Colin Jost Steps Down as Head Writer at 'Saturday Night Live'
He has chosen to focus more on "Weekend Update," the satirical newscast he co-anchors with Michael Che.
Colin Jost – the handsome 33-year-old co-anchor of Saturday Night Live's "Weekend Update" – has stepped away from his duties as the NBC sketch show's head writer. He is now credited among the show's 22-person core writing staff, a list that includes executive producer Lorne Michaels. The news was first reported by Splitsider.
A source close to the show tells The Hollywood Reporter that the move was Jost's own choice, made to allow him to focus more on the parody newscast he hosts alongside comedian Michael Che.
Jost joined the show's writing staff in 2005 shortly after graduating from Harvard, where he served as president of the Harvard Lampoon, a popular breeding ground for Hollywood comedy writers. He was just 22 at the time.
He quickly rose through the ranks, becoming writing supervisor in 2009 and head writer in 2012. His frequent writing partner, SNL veteran Rob Klein, remains a head writer, along with Bryan Tucker.
Jost joined the "Weekend Update" desk in 2013 at the request of Michaels, replacing the departing Seth Meyers, a previous head writer. Jost premiered in the segment on March 1, 2014, paired with Cecily Strong, who had co-anchored with Meyers since Sept. 28, 2013.
On Sept. 11, 2014, NBC announced that Strong would step down from "Weekend Update" to focus entirely on sketches, and that she would be replaced by Che, a staff writer at the time. The general consensus was that Jost and Strong lacked chemistry, though Strong's removal was roundly criticized as being motivated by sexism.
"I don't see this as me leaving Update, just as me being on Update in a looser, goofier way that is a lot more fun for me and in a way I think I'm better at," Strong wrote in an Instagram at the time.
After a bumpy start marked by fumbled line-readings and stiff deliveries, Jost and Che have managed to settle into a rhythm in the show's 41st season. Still, criticism persists that "Update," one of SNL's most popular offshoots, is floundering.
Much of the blame falls on Jost. His "robotic smirk [bugs] the hell out of critics," writes the Daily Beast. "Can Colin Jost and Michael Che be saved on 'Weekend Update?'" The Atlantic asks. THR's own critic bemoaned the segment's "lame jokes."

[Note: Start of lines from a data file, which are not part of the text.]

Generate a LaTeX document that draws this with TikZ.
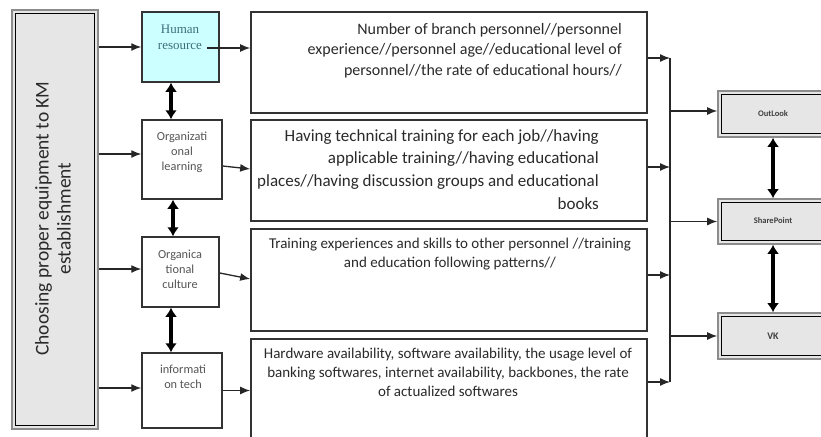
\documentclass[tikz,border=0pt]{standalone}
\usepackage{fontspec}
\setmainfont{Carlito}
\newfontfamily\serifx{Liberation Serif}
\usetikzlibrary{arrows.meta,calc}
\definecolor{boxgray}{HTML}{E6E6E6}
\definecolor{hrcyan}{HTML}{CCFFFF}
\definecolor{hrtext}{HTML}{3E6F7C}
\definecolor{txtgray}{HTML}{2A2A2A}
\definecolor{midgray}{HTML}{555555}
\begin{document}
\begin{tikzpicture}[x=1pt,y=-1pt,
  outerbox/.style={draw=black!45,line width=1.6pt,fill=boxgray,minimum width=#1,inner sep=0pt},
  midbox/.style={draw=black!80,line width=1.5pt,fill=white,inner sep=0pt},
  txtbox/.style={draw=black!80,line width=1.7pt,fill=white,inner sep=0pt},
  midtxt/.style={align=center,text=midgray,inner sep=0pt,font=\fontsize{12.3}{15}\selectfont},
  conn/.style={draw=black!85,line width=1.3pt,-{Latex[length=10pt,width=8pt]}},
  thickarr/.style={draw=black,line width=4pt,{Latex[length=9pt,width=12pt]}-{Latex[length=9pt,width=12pt]}},
  rlabel/.style={text=black!75,font=\bfseries\fontsize{8.5}{10}\selectfont,inner sep=0pt}]
\useasboundingbox (0,0) rectangle (821,436);
\clip (0,0) rectangle (821,436);

% left column: the overall goal
\node[outerbox=86pt,minimum height=419pt] (L) at (55,219.5) {};
\draw[black,line width=1.1pt] ([shift={(4,4)}]L.north west) rectangle ([shift={(-4,-4)}]L.south east);
\node[rotate=90,align=center,text=txtgray,inner sep=0pt,font=\fontsize{19.5}{22}\selectfont] (Lt) at (53,218.5)
  {Choosing proper equipment to KM\\establishment};

% middle column: the four factors
\node[midbox,fill=hrcyan,minimum width=77pt,minimum height=70pt] (hr) at (180.5,47) {};
\node[midbox,minimum width=80pt,minimum height=79pt] (ol) at (182,159.5) {};
\node[midbox,minimum width=77pt,minimum height=70pt] (oc) at (180.5,272) {};
\node[midbox,minimum width=80pt,minimum height=75pt] (it) at (182,390.5) {};
\node[align=center,text=hrtext,inner sep=0pt,font=\serifx\fontsize{13}{16}\selectfont] (hrt) at (180,37) {Human\\resource};
\node[midtxt] (olt) at (182,152) {Organizati\\onal\\learning};
\node[midtxt] (oct) at (180,269) {Organica\\tional\\culture};
\node[midtxt] (itt) at (183,377) {informati\\on tech};

% detail boxes
\node[txtbox,minimum width=396pt,minimum height=101pt] (T1) at (449,62.5) {};
\node[txtbox,minimum width=396pt,minimum height=101pt] (T2) at (449,170.5) {};
\node[txtbox,minimum width=396pt,minimum height=102pt] (T3) at (449,280) {};
\node[txtbox,minimum width=396pt,minimum height=106pt] (T4) at (449,392) {};
\node[anchor=north east,align=right,text=txtgray,inner sep=0pt,font=\fontsize{16}{20.5}\selectfont] (T1t) at (622,23)
  {Number of branch personnel//personnel\\experience//personnel age//educational level of\\personnel//the rate of educational hours//};
\node[anchor=north east,align=right,text=txtgray,inner sep=0pt,font=\fontsize{17}{22.7}\selectfont] (T2t) at (599,129)
  {Having technical training for each job//having\\applicable training//having educational\\places//having discussion groups and educational\\books};
\node[anchor=north,align=center,text=txtgray,inner sep=0pt,font=\fontsize{15}{19}\selectfont] (T3t) at (450,238)
  {Training experiences and skills to other personnel //training\\and education following patterns//};
\node[anchor=north,align=center,text=txtgray,inner sep=0pt,font=\fontsize{15}{19}\selectfont] (T4t) at (448,348)
  {Hardware availability, software availability, the usage level of\\banking softwares, internet availability, backbones, the rate\\of actualized softwares};

% tools on the right
\node[outerbox=112pt,minimum height=46pt] (R1) at (774,114) {};
\node[outerbox=112pt,minimum height=45pt] (R2) at (774,221.5) {};
\node[outerbox=112pt,minimum height=46pt] (R3) at (774,336) {};
\foreach \r in {R1,R2,R3}
  \draw[black,line width=1.1pt] ([shift={(4,4)}]\r.north west) rectangle ([shift={(-4,-4)}]\r.south east);
\node[rlabel] (R1t) at (773,114) {OutLook};
\node[rlabel] (R2t) at (773,221) {SharePoint};
\node[rlabel,font=\bfseries\fontsize{10}{12}\selectfont] (R3t) at (773,336) {VK};

% goal -> factors
\path ([yshift=5.5pt]ol.west) coordinate (olin);
\path ([yshift=3pt]oc.west) coordinate (ocin);
\path ([yshift=2.5pt]it.west) coordinate (itin);
\draw[conn] (L.east |- hr.west) -- (hr.west);
\draw[conn] (L.east |- olin) -- (olin);
\draw[conn] (L.east |- ocin) -- (ocin);
\draw[conn] (L.east |- itin) -- (itin);

% factors -> detail boxes
\coordinate (hrout) at (207,48);
\draw[conn] (hrout) -- (T1.west |- hrout);
\draw[conn] ([yshift=-6.5pt]ol.east) -- ([yshift=1.5pt]T2.west);
\draw[conn] ([yshift=-1pt]oc.east) -- ([yshift=1pt]T3.west);
\draw[conn] (it.east) -- (T4.west |- it.east);

% links between the factors
\draw[thickarr] ([xshift=-9.5pt]hr.south) -- ([xshift=-9.5pt]hr.south |- ol.north);
\draw[thickarr] ([xshift=-9pt]ol.south) -- ([xshift=-9pt]ol.south |- oc.north);
\draw[thickarr] ([xshift=-9.5pt]oc.south) -- ([xshift=-9.5pt]oc.south |- it.north);

% collecting bus and the tools
\coordinate (b1) at (670,58);
\coordinate (b2) at (670,167);
\coordinate (b3) at (670,275);
\coordinate (b4) at (670,382);
\draw[draw=black!85,line width=1.3pt] (b1) -- (b4);
\draw[conn] (T1.east |- b1) -- (b1);
\draw[conn] (T2.east |- b2) -- (b2);
\draw[conn] (T3.east |- b3) -- (b3);
\draw[conn] (T4.east |- b4) -- (b4);
\path ([yshift=3pt]R1.west) coordinate (r1in);
\draw[conn] (b1 |- r1in) -- (r1in);
\draw[conn] (b1 |- R2.west) -- (R2.west);
\draw[conn] (b1 |- R3.west) -- (R3.west);
\draw[thickarr] ([xshift=-1pt]R1.south) -- ([xshift=-1pt]R2.north);
\draw[thickarr] ([xshift=-1pt]R2.south) -- ([xshift=-1pt]R3.north);
\end{tikzpicture}
\end{document}
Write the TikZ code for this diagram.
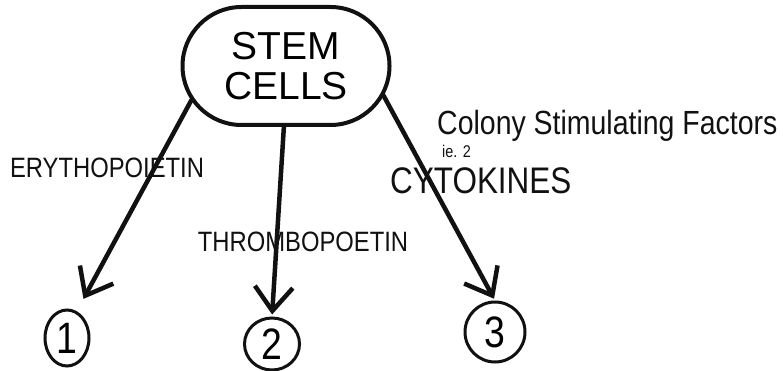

While "Weekend Update" boasts its own staff of dedicated writers to pen zingers riffing on the week's headlines, the show isn't beyond casting a wider net. Select comedians are invited at the beginning of each new season to join a "Weekend Update" email list – blind copied so no one knows exactly who is on it – and submit their own jokes.
If one makes it to air, the writer is paid $100.